PROBLEM REQUIREMENTS ->
Will you quote precisely the lines that run from the top of the material below to the line containing "0.010, 0.000];", both ends included?

━━━━━━

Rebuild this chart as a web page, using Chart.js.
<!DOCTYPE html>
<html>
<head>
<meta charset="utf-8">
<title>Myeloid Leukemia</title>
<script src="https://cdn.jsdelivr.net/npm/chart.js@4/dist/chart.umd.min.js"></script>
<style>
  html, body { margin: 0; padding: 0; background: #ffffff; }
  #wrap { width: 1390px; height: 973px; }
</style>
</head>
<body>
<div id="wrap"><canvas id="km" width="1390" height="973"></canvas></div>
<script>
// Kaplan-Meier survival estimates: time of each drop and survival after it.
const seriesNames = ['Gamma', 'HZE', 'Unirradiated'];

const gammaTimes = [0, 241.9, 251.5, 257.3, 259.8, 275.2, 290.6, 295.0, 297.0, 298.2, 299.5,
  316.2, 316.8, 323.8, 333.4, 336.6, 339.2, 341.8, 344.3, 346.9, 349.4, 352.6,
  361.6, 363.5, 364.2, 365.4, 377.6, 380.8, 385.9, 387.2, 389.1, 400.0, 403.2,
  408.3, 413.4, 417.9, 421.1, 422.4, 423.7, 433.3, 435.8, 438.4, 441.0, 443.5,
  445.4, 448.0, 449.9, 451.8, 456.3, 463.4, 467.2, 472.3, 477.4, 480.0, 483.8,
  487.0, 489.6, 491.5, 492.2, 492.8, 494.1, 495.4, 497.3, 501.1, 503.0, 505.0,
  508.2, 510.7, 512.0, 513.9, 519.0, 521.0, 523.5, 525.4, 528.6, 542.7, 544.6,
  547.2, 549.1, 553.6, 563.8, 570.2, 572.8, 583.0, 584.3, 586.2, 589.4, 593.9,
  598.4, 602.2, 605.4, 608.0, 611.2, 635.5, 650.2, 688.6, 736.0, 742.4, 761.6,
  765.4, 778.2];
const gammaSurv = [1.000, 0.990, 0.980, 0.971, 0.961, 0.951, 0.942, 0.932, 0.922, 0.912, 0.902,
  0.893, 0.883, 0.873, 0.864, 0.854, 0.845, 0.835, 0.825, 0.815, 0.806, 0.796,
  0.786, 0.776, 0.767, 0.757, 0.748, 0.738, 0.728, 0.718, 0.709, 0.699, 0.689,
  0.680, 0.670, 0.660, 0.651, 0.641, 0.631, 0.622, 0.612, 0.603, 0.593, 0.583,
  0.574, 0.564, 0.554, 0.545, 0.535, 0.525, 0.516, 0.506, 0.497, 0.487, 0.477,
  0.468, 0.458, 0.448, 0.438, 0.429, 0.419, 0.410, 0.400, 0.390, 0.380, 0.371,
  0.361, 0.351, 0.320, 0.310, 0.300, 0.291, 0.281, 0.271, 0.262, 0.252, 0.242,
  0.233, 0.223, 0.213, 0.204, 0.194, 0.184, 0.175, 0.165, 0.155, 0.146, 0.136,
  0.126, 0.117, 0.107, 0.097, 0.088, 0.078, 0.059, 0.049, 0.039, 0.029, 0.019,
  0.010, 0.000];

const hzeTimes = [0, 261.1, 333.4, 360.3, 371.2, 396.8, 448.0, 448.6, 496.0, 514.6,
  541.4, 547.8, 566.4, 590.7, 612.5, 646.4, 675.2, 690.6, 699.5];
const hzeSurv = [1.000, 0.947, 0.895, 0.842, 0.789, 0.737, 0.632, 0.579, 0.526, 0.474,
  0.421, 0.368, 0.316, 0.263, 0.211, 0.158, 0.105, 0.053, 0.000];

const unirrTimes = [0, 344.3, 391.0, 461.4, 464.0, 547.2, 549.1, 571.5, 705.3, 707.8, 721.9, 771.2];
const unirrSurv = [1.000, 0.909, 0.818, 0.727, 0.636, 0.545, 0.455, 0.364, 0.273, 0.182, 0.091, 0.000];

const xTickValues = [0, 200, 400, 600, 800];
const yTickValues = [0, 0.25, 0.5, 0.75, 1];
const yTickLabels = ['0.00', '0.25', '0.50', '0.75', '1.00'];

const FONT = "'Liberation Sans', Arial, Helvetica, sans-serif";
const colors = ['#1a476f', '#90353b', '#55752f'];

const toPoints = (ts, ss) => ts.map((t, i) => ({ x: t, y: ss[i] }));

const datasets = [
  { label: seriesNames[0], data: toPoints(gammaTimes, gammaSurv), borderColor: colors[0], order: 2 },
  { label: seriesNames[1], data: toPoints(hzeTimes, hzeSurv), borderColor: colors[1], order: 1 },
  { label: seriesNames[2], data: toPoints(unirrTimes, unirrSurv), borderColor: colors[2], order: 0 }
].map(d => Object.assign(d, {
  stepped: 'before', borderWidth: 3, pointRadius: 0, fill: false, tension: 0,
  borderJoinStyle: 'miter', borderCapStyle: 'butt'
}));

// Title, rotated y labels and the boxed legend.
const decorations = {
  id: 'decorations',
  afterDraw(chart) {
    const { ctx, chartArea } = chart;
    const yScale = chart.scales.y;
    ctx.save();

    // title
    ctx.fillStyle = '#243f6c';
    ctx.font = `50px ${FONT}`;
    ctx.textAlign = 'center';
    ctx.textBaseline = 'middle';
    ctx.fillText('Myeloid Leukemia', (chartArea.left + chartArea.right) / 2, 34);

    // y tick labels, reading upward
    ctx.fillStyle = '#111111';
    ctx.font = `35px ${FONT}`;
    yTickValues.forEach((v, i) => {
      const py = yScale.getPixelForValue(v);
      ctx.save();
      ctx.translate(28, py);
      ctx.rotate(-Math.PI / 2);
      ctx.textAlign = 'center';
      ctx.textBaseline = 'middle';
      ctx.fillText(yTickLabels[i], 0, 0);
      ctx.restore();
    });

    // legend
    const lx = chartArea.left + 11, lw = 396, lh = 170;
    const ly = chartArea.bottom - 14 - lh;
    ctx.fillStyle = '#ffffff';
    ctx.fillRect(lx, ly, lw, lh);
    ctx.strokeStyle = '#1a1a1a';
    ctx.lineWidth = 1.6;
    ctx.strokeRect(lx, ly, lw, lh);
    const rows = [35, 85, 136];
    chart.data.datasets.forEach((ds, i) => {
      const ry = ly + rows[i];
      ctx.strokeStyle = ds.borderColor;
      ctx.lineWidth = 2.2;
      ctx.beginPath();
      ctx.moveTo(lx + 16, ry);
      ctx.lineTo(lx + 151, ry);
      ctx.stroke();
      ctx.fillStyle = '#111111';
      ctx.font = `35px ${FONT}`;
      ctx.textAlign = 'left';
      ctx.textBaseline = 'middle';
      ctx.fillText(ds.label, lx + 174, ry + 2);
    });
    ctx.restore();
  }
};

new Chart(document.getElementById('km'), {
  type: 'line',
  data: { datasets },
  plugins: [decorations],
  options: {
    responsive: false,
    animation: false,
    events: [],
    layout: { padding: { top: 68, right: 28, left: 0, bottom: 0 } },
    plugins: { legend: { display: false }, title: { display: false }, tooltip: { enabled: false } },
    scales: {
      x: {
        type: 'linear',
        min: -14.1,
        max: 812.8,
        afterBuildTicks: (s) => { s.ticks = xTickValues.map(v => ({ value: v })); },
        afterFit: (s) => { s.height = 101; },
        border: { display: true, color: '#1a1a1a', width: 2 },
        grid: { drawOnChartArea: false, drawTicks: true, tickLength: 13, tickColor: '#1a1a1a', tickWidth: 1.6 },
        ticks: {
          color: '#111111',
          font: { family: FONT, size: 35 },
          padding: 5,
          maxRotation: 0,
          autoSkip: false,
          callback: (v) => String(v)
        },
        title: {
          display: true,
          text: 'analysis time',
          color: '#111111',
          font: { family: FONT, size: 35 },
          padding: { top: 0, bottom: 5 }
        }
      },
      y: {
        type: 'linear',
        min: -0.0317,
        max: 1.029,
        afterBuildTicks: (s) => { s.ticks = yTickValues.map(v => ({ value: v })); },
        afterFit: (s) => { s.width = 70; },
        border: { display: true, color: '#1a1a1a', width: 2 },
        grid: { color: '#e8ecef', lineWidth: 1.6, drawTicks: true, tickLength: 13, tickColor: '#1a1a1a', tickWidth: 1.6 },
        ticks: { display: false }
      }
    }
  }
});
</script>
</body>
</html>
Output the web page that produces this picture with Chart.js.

━━━━━━

EXPECTED OUTPUT ->
Rebuild this chart as a web page, using Chart.js.
<!DOCTYPE html>
<html>
<head>
<meta charset="utf-8">
<title>Myeloid Leukemia</title>
<script src="https://cdn.jsdelivr.net/npm/chart.js@4/dist/chart.umd.min.js"></script>
<style>
  html, body { margin: 0; padding: 0; background: #ffffff; }
  #wrap { width: 1390px; height: 973px; }
</style>
</head>
<body>
<div id="wrap"><canvas id="km" width="1390" height="973"></canvas></div>
<script>
// Kaplan-Meier survival estimates: time of each drop and survival after it.
const seriesNames = ['Gamma', 'HZE', 'Unirradiated'];

const gammaTimes = [0, 241.9, 251.5, 257.3, 259.8, 275.2, 290.6, 295.0, 297.0, 298.2, 299.5,
  316.2, 316.8, 323.8, 333.4, 336.6, 339.2, 341.8, 344.3, 346.9, 349.4, 352.6,
  361.6, 363.5, 364.2, 365.4, 377.6, 380.8, 385.9, 387.2, 389.1, 400.0, 403.2,
  408.3, 413.4, 417.9, 421.1, 422.4, 423.7, 433.3, 435.8, 438.4, 441.0, 443.5,
  445.4, 448.0, 449.9, 451.8, 456.3, 463.4, 467.2, 472.3, 477.4, 480.0, 483.8,
  487.0, 489.6, 491.5, 492.2, 492.8, 494.1, 495.4, 497.3, 501.1, 503.0, 505.0,
  508.2, 510.7, 512.0, 513.9, 519.0, 521.0, 523.5, 525.4, 528.6, 542.7, 544.6,
  547.2, 549.1, 553.6, 563.8, 570.2, 572.8, 583.0, 584.3, 586.2, 589.4, 593.9,
  598.4, 602.2, 605.4, 608.0, 611.2, 635.5, 650.2, 688.6, 736.0, 742.4, 761.6,
  765.4, 778.2];
const gammaSurv = [1.000, 0.990, 0.980, 0.971, 0.961, 0.951, 0.942, 0.932, 0.922, 0.912, 0.902,
  0.893, 0.883, 0.873, 0.864, 0.854, 0.845, 0.835, 0.825, 0.815, 0.806, 0.796,
  0.786, 0.776, 0.767, 0.757, 0.748, 0.738, 0.728, 0.718, 0.709, 0.699, 0.689,
  0.680, 0.670, 0.660, 0.651, 0.641, 0.631, 0.622, 0.612, 0.603, 0.593, 0.583,
  0.574, 0.564, 0.554, 0.545, 0.535, 0.525, 0.516, 0.506, 0.497, 0.487, 0.477,
  0.468, 0.458, 0.448, 0.438, 0.429, 0.419, 0.410, 0.400, 0.390, 0.380, 0.371,
  0.361, 0.351, 0.320, 0.310, 0.300, 0.291, 0.281, 0.271, 0.262, 0.252, 0.242,
  0.233, 0.223, 0.213, 0.204, 0.194, 0.184, 0.175, 0.165, 0.155, 0.146, 0.136,
  0.126, 0.117, 0.107, 0.097, 0.088, 0.078, 0.059, 0.049, 0.039, 0.029, 0.019,
  0.010, 0.000];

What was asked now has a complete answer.